Francis suffers from Ehlers-Danlos Syndrome Type 4, an inherited disorder in which the blood vessels and organs are at high risk of spontaneous rupture. The average life span of a person with the condition is 48 years.
When Francis was 17 years old, his lungs failed and doctors had to remove half of his left lung. At the age of 18, his intestines were punctured and since then, he has had to depend on stoma bags to collect waste.
Deputy Public Prosecutor Goh Yi Ling argued that the prisons were equipped to handle his condition and he should not be using it to circumvent the law.

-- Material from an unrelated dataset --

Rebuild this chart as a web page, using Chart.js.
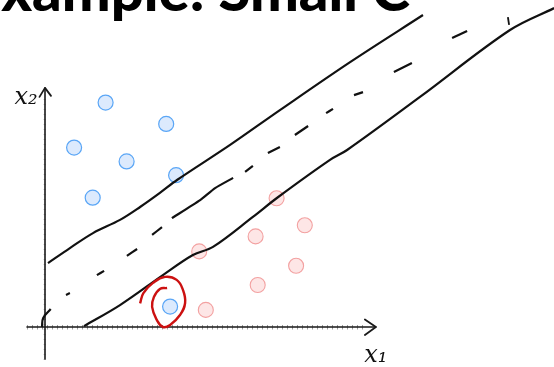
<!DOCTYPE html>
<html>
<head>
<meta charset="utf-8">
<script src="https://cdn.jsdelivr.net/npm/chart.js@4"></script>
<style>
  html, body { margin: 0; padding: 0; background: #fff; }
  #wrap { width: 554px; height: 367px; position: relative; }
</style>
</head>
<body>
<div id="wrap"><canvas id="c"></canvas></div>
<script>
// Feature space (x1, x2); one unit = 30 px, origin where the axes cross.
const classPositive = [
  { x: 2.02, y: 7.48 }, { x: 4.04, y: 6.77 }, { x: 0.97, y: 5.98 },
  { x: 2.72, y: 5.52 }, { x: 4.37, y: 5.06 }, { x: 1.59, y: 4.31 },
  { x: 4.17, y: 0.68 }
];
const classNegative = [
  { x: 7.72, y: 4.29 }, { x: 8.66, y: 3.39 }, { x: 7.02, y: 3.02 },
  { x: 5.14, y: 2.52 }, { x: 8.37, y: 2.04 }, { x: 7.09, y: 1.40 },
  { x: 5.36, y: 0.57 }
];
// Upper and lower margin boundaries (sketched by hand)
const upperMargin = [
  { x: 0.10, y: 2.13 }, { x: 0.83, y: 2.63 }, { x: 1.60, y: 3.13 },
  { x: 2.50, y: 3.57 }, { x: 3.17, y: 4.00 }, { x: 3.83, y: 4.47 },
  { x: 4.40, y: 4.90 }, { x: 6.17, y: 6.07 }, { x: 7.83, y: 7.23 },
  { x: 10.17, y: 8.83 }, { x: 12.60, y: 10.40 }
];
const lowerMargin = [
  { x: 1.30, y: 0.03 }, { x: 2.50, y: 0.73 }, { x: 3.93, y: 1.73 },
  { x: 4.93, y: 2.40 }, { x: 5.60, y: 2.67 }, { x: 6.93, y: 3.67 },
  { x: 7.73, y: 4.30 }, { x: 9.50, y: 5.57 }, { x: 10.07, y: 5.90 },
  { x: 12.50, y: 7.67 }, { x: 15.50, y: 9.90 }, { x: 16.97, y: 10.63 }
];
// Decision boundary, drawn as separate dashes (null breaks the stroke)
const decisionDashes = [
  { x: 0.70, y: 1.07 }, { x: 0.83, y: 1.13 }, null,
  { x: 1.73, y: 1.73 }, { x: 1.97, y: 1.87 }, null,
  { x: 2.73, y: 2.37 }, { x: 3.07, y: 2.60 }, null,
  { x: 3.57, y: 3.07 }, { x: 3.90, y: 3.33 }, null,
  { x: 4.23, y: 3.63 }, { x: 5.17, y: 4.23 }, { x: 5.67, y: 4.63 }, { x: 6.27, y: 4.97 }, null,
  { x: 6.67, y: 5.17 }, { x: 6.93, y: 5.37 }, null,
  { x: 7.43, y: 5.80 }, { x: 7.83, y: 6.00 }, null,
  { x: 8.33, y: 6.40 }, { x: 8.77, y: 6.70 }, null,
  { x: 9.37, y: 7.13 }, { x: 9.60, y: 7.27 }, null,
  { x: 10.30, y: 7.73 }, { x: 10.60, y: 7.83 }, null,
  { x: 11.63, y: 8.50 }, { x: 12.23, y: 8.80 }, null,
  { x: 13.57, y: 9.63 }, { x: 14.07, y: 9.87 }
];
// Small stray pen marks
const originStroke = [ { x: -0.10, y: 0.00 }, { x: -0.06, y: 0.30 }, { x: 0.19, y: 0.60 } ];
const topTick = [ { x: 15.43, y: 10.33 }, { x: 15.47, y: 10.07 } ];
// Red loop around the misclassified point
const outlierLoop = [
  { x: 3.17, y: 0.79 }, { x: 3.28, y: 1.13 }, { x: 3.60, y: 1.47 },
  { x: 4.00, y: 1.67 }, { x: 4.39, y: 1.57 }, { x: 4.60, y: 1.23 },
  { x: 4.67, y: 0.80 }, { x: 4.50, y: 0.40 }, { x: 4.17, y: 0.07 },
  { x: 3.93, y: 0.00 }, { x: 3.73, y: 0.23 }, { x: 3.57, y: 0.67 },
  { x: 3.63, y: 1.00 }, { x: 3.83, y: 1.27 }, { x: 4.07, y: 1.30 }
];
// Axis extents
const x1Axis = { from: -0.6, to: 11.03 };
const x2Axis = { from: -1.07, to: 7.97 };
const titleText = "Example: Small C";
const axisNames = { x: "x\u2081", y: "x\u2082" };

const ink = "#111111";

// A null entry becomes a point with no y value, so the line breaks there.
function withBreaks(points) {
  return points.map((p, i) => p === null ? { x: points[i - 1].x, y: null } : p);
}

function penLine(label, data, opts) {
  return Object.assign({
    type: "line", label, data: withBreaks(data),
    borderColor: ink, borderWidth: 2.2, pointRadius: 0,
    tension: 0.35, fill: false, spanGaps: false, order: 1
  }, opts || {});
}

// Sketched axes with arrowheads, ruler ticks, axis names and title
const sketchPlugin = {
  id: "sketch",
  beforeDatasetsDraw(chart) {
    const ctx = chart.ctx;
    const xs = chart.scales.x, ys = chart.scales.y;
    const ox = xs.getPixelForValue(0), oy = ys.getPixelForValue(0);
    ctx.save();
    // minor ruler ticks
    ctx.strokeStyle = "rgba(60,60,60,0.5)";
    ctx.lineWidth = 1;
    for (let v = x1Axis.from; v <= x1Axis.to - 0.3; v += 1 / 6) {
      const px = Math.round(xs.getPixelForValue(v)) + 0.5;
      ctx.beginPath(); ctx.moveTo(px, oy - 2); ctx.lineTo(px, oy + 2.5); ctx.stroke();
    }
    ctx.strokeStyle = "rgba(60,60,60,0.25)";
    for (let v = x2Axis.from; v <= x2Axis.to - 0.3; v += 1 / 6) {
      const py = Math.round(ys.getPixelForValue(v)) + 0.5;
      ctx.beginPath(); ctx.moveTo(ox - 1.5, py); ctx.lineTo(ox + 1, py); ctx.stroke();
    }
    // axis lines
    ctx.strokeStyle = "#1a1a1a";
    ctx.lineWidth = 1.6;
    ctx.lineCap = "round";
    ctx.lineJoin = "round";
    const xEnd = xs.getPixelForValue(x1Axis.to);
    const yEnd = ys.getPixelForValue(x2Axis.to);
    ctx.beginPath();
    ctx.moveTo(xs.getPixelForValue(x1Axis.from), oy); ctx.lineTo(xEnd, oy);
    ctx.moveTo(ox, ys.getPixelForValue(x2Axis.from)); ctx.lineTo(ox, yEnd);
    ctx.stroke();
    // arrowheads
    ctx.lineWidth = 1.8;
    ctx.beginPath();
    ctx.moveTo(xEnd - 11, oy - 7.5); ctx.lineTo(xEnd, oy); ctx.lineTo(xEnd - 11, oy + 8);
    ctx.moveTo(ox - 5.5, yEnd + 9); ctx.lineTo(ox, yEnd); ctx.lineTo(ox + 6, yEnd + 8);
    ctx.stroke();
    // axis names
    ctx.fillStyle = ink;
    ctx.font = "italic 24px 'DejaVu Serif'";
    ctx.textBaseline = "alphabetic";
    ctx.textAlign = "center";
    ctx.fillText(axisNames.x, xEnd, oy + 35);
    ctx.fillText(axisNames.y, ox - 19, yEnd + 16);
    ctx.restore();
  },
  afterDraw(chart) {
    const ctx = chart.ctx;
    ctx.save();
    ctx.fillStyle = "#000";
    ctx.font = "900 58px Lato";
    ctx.textAlign = "right";
    ctx.textBaseline = "alphabetic";
    ctx.fillText(titleText, 410, 11);
    ctx.restore();
  }
};

new Chart(document.getElementById("c"), {
  type: "scatter",
  data: {
    datasets: [
      penLine("loop", outlierLoop, { borderColor: "#cc1111", borderWidth: 2.4, tension: 0.45, order: 0 }),
      penLine("upper", upperMargin),
      penLine("lower", lowerMargin),
      penLine("boundary", decisionDashes, { tension: 0.2 }),
      penLine("origin", originStroke, { tension: 0.4 }),
      penLine("tick", topTick, { borderWidth: 1.8, tension: 0 }),
      {
        label: "+1", data: classPositive, order: 2,
        pointRadius: 7.5, pointHoverRadius: 7.5, borderWidth: 1.2,
        backgroundColor: "#dceafd", borderColor: "#5aa6f6"
      },
      {
        label: "-1", data: classNegative, order: 2,
        pointRadius: 7.5, pointHoverRadius: 7.5, borderWidth: 1.1,
        backgroundColor: "#fde6e6", borderColor: "#f3a1a1"
      }
    ]
  },
  options: {
    responsive: true,
    maintainAspectRatio: false,
    animation: false,
    layout: { padding: 0, autoPadding: false },
    plugins: { legend: { display: false }, tooltip: { enabled: false }, title: { display: false } },
    scales: {
      x: { type: "linear", display: false, min: -1.5, max: 16.9667 },
      y: { type: "linear", display: false, min: -1.3333, max: 10.9 }
    }
  },
  plugins: [sketchPlugin]
});
</script>
</body>
</html>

But Francis’ lawyer, Mr Eugene Thuraisingam, argued that the fact that he was exempted from national service showed how serious the condition is. He noted that most doctors are not familiar with the condition and questioned whether he would get proper care in prison.

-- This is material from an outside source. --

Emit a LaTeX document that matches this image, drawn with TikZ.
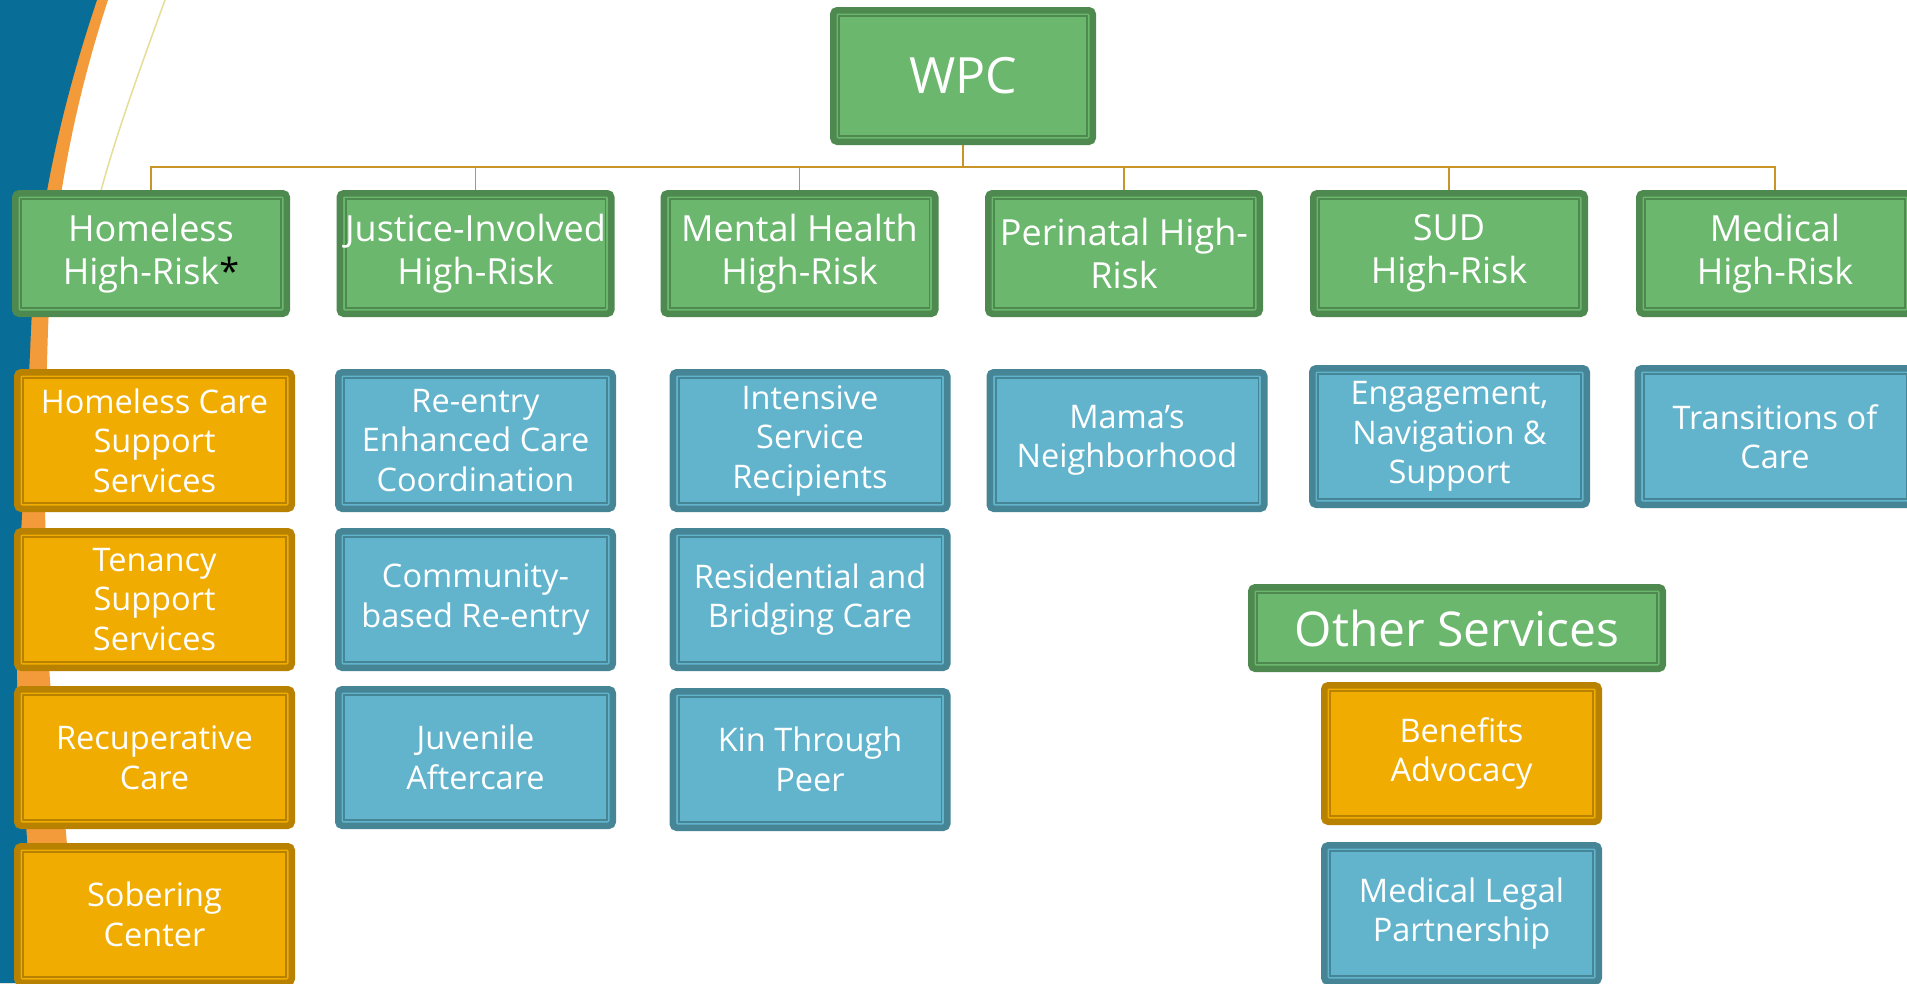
\documentclass[tikz,border=0pt]{standalone}
\usepackage{fontspec}
\setmainfont{Open Sans}
\definecolor{gfill}{RGB}{107,183,109}
\definecolor{gdark}{RGB}{78,138,80}
\definecolor{ofill}{RGB}{240,172,0}
\definecolor{odark}{RGB}{184,130,0}
\definecolor{bfill}{RGB}{98,180,205}
\definecolor{bdark}{RGB}{70,133,150}
\definecolor{conncol}{RGB}{200,150,40}
\definecolor{swblue}{RGB}{8,110,152}
\definecolor{sworange}{RGB}{243,154,58}
\definecolor{swline}{RGB}{228,222,150}
\pgfdeclarelayer{bgA}
\pgfdeclarelayer{bgB}
\pgfsetlayers{bgA,bgB,main}
\tikzset{
  card/.style n args={4}{rectangle, rounded corners=4pt, fill=#1, draw=#2,
    line width=6.5pt, inner sep=0pt, text=white, align=center,
    minimum width={(#3-6.5)*1pt}, minimum height={(#4-6.5)*1pt},
    path picture={\draw[#2, line width=1.7pt, sharp corners]
      ([shift={(5.9pt,5.9pt)}]path picture bounding box.south west) rectangle
      ([shift={(-5.9pt,-5.9pt)}]path picture bounding box.north east);}},
  topbox/.style={card={gfill}{gdark}{266}{138}, font=\fontsize{50}{60}\selectfont},
  lvtwo/.style={card={gfill}{gdark}{278}{127}, font=\fontsize{36}{43}\selectfont},
  obox/.style={card={ofill}{odark}{281}{143}, font=\fontsize{32.5}{39.5}\selectfont},
  bbox/.style={card={bfill}{bdark}{281}{143}, font=\fontsize{32.5}{39.5}\selectfont},
  otherbox/.style={card={gfill}{gdark}{418}{88}, font=\fontsize{48}{58}\selectfont},
  conn/.style={draw=conncol, line width=1.8pt}
}
\begin{document}
\begin{tikzpicture}[x=1pt,y=-1pt]
\useasboundingbox (0,0) rectangle (1907,983);
% background swoosh
\begin{pgfonlayer}{bgA}
  \fill[white] (0,0) rectangle (1907,983);
  \fill[sworange] (97,0) -- (108,0) .. controls (72,110) and (52,220) .. (48,330)
     .. controls (44,450) and (44,600) .. (50,680) .. controls (56,760) and (68,820) .. (70,900)
     -- (70,983) -- (20,983) -- (0,983) -- (0,0) -- cycle;
  \fill[swblue] (0,0) -- (97,0) .. controls (60,110) and (36,220) .. (31,330)
     .. controls (26,450) and (16,600) .. (17,680) .. controls (18,760) and (28,820) .. (28,870)
     -- (24,983) -- (0,983) -- cycle;
  \draw[swline, line width=1.5pt] (165,0) .. controls (125,110) and (100,180) .. (85,260);
\end{pgfonlayer}

% nodes
\node[topbox] (wpc) at (963,76) {WPC};

\node[lvtwo] (hh) at (151,253.5) {Homeless\\High-Risk{\color{black}*}};
\node[lvtwo] (ji) at (475.5,253.5) {Justice-Involved\\High-Risk};
\node[lvtwo] (mh) at (799.5,253.5) {Mental Health\\High-Risk};
\node[lvtwo] (pn) at (1124,253.5) {Perinatal High-\\Risk};
\node[lvtwo] (sud) at (1449,253.5) {SUD\\High-Risk};
\node[lvtwo] (med) at (1775,253.5) {Medical\\High-Risk};

\node[obox] (hcs) at (154.5,440.5) {Homeless Care\\Support\\Services};
\node[obox] (tss) at (154.5,599.5) {Tenancy\\Support\\Services};
\node[obox] (rc) at (154.5,757.5) {Recuperative\\Care};
\node[obox] (sc) at (154.5,914.5) {Sobering\\Center};

\node[bbox] (reecc) at (475.5,440.5) {Re-entry\\Enhanced Care\\Coordination};
\node[bbox] (cbre) at (475.5,599.5) {Community-\\based Re-entry};
\node[bbox] (ja) at (475.5,757.5) {Juvenile\\Aftercare};

\node[bbox] (isr) at (810,440.5) {Intensive\\Service\\Recipients};
\node[bbox] (rbc) at (810,599.5) {Residential and\\Bridging Care};
\node[bbox] (ktp) at (810,759.5) {Kin Through\\Peer};

\node[bbox] (mama) at (1127,440.5) {Mama’s\\Neighborhood};
\node[bbox] (ens) at (1449.5,436.5) {Engagement,\\Navigation \&\\Support};
\node[bbox] (toc) at (1775,436.5) {Transitions of\\Care};

\node[otherbox] (os) at (1457,628) {Other Services};
\node[obox] (ba) at (1461.5,753.5) {Benefits\\Advocacy};
\node[bbox] (mlp) at (1461.5,913.5) {Medical Legal\\Partnership};

% connectors
\coordinate (bus) at (963,167);
\begin{pgfonlayer}{bgB}
  \draw[conn] (wpc) -- (bus);
  \foreach \n in {hh,ji,mh,pn,sud,med} \draw[conn] (bus) -| (\n);
\end{pgfonlayer}
\end{tikzpicture}
\end{document}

The court heard that Francis was arrested in October 2012 after police officers raided the Bukit Panjang flat where he lives with his father, and seized a packet of vegetable matter. His urine later tested positive for cannabis.
Francis was first introduced to cannabis at a house party in 2011 and continued to smoke it twice a week. He claimed that it helped to relieve the discomfort and anxiety arising from his condition.
In October last year, he pleaded guilty to one count each of taking and possessing cannabis. A third charge of trafficking was taken into consideration.